──────── Source excerpt ────────
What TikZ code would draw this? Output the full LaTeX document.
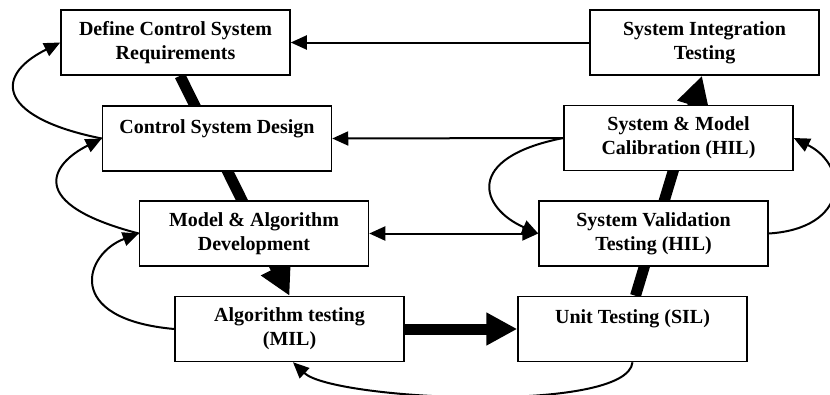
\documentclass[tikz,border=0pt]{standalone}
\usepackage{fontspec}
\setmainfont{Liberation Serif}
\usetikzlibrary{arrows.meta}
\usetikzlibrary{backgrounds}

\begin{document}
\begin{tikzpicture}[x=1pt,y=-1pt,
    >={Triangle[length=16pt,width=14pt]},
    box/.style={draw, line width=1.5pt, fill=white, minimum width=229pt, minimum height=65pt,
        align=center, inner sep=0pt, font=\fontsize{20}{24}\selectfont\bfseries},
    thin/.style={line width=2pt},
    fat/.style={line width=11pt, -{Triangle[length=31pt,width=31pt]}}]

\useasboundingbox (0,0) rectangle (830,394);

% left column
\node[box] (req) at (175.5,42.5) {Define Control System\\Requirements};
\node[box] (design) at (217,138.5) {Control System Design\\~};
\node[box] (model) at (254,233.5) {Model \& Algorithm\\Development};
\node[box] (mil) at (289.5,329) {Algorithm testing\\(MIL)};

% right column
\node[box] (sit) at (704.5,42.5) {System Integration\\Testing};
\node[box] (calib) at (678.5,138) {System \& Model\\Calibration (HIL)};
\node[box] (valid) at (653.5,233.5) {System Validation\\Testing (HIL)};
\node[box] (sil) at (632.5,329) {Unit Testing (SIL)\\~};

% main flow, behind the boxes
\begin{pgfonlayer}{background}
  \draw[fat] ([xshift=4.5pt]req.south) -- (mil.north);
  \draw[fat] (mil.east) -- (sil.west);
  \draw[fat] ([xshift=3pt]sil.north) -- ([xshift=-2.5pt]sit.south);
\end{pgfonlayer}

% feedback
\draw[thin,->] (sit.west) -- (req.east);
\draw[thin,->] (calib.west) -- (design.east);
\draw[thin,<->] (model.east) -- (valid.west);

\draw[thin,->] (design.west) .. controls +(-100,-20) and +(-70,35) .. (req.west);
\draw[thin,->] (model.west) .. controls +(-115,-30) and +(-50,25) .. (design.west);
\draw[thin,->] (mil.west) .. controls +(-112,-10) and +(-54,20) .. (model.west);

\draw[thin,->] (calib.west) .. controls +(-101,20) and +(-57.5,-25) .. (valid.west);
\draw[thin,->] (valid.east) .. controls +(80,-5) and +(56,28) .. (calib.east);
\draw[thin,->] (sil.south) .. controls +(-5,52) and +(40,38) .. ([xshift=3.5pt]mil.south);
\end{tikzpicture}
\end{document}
────────
Reproduce all of the data exactly, omitting each picture it holds.

What TikZ code would draw this? Output the full LaTeX document.
\documentclass[tikz,border=0pt]{standalone}
\usepackage{fontspec}
\setmainfont{Liberation Serif}
\usetikzlibrary{arrows.meta}
\usetikzlibrary{backgrounds}

\begin{document}
\begin{tikzpicture}[x=1pt,y=-1pt,
    >={Triangle[length=16pt,width=14pt]},
    box/.style={draw, line width=1.5pt, fill=white, minimum width=229pt, minimum height=65pt,
        align=center, inner sep=0pt, font=\fontsize{20}{24}\selectfont\bfseries},
    thin/.style={line width=2pt},
    fat/.style={line width=11pt, -{Triangle[length=31pt,width=31pt]}}]

\useasboundingbox (0,0) rectangle (830,394);

% left column
\node[box] (req) at (175.5,42.5) {Define Control System\\Requirements};
\node[box] (design) at (217,138.5) {Control System Design\\~};
\node[box] (model) at (254,233.5) {Model \& Algorithm\\Development};
\node[box] (mil) at (289.5,329) {Algorithm testing\\(MIL)};

% right column
\node[box] (sit) at (704.5,42.5) {System Integration\\Testing};
\node[box] (calib) at (678.5,138) {System \& Model\\Calibration (HIL)};
\node[box] (valid) at (653.5,233.5) {System Validation\\Testing (HIL)};
\node[box] (sil) at (632.5,329) {Unit Testing (SIL)\\~};

% main flow, behind the boxes
\begin{pgfonlayer}{background}
  \draw[fat] ([xshift=4.5pt]req.south) -- (mil.north);
  \draw[fat] (mil.east) -- (sil.west);
  \draw[fat] ([xshift=3pt]sil.north) -- ([xshift=-2.5pt]sit.south);
\end{pgfonlayer}

% feedback
\draw[thin,->] (sit.west) -- (req.east);
\draw[thin,->] (calib.west) -- (design.east);
\draw[thin,<->] (model.east) -- (valid.west);

\draw[thin,->] (design.west) .. controls +(-100,-20) and +(-70,35) .. (req.west);
\draw[thin,->] (model.west) .. controls +(-115,-30) and +(-50,25) .. (design.west);
\draw[thin,->] (mil.west) .. controls +(-112,-10) and +(-54,20) .. (model.west);

\draw[thin,->] (calib.west) .. controls +(-101,20) and +(-57.5,-25) .. (valid.west);
\draw[thin,->] (valid.east) .. controls +(80,-5) and +(56,28) .. (calib.east);
\draw[thin,->] (sil.south) .. controls +(-5,52) and +(40,38) .. ([xshift=3.5pt]mil.south);
\end{tikzpicture}
\end{document}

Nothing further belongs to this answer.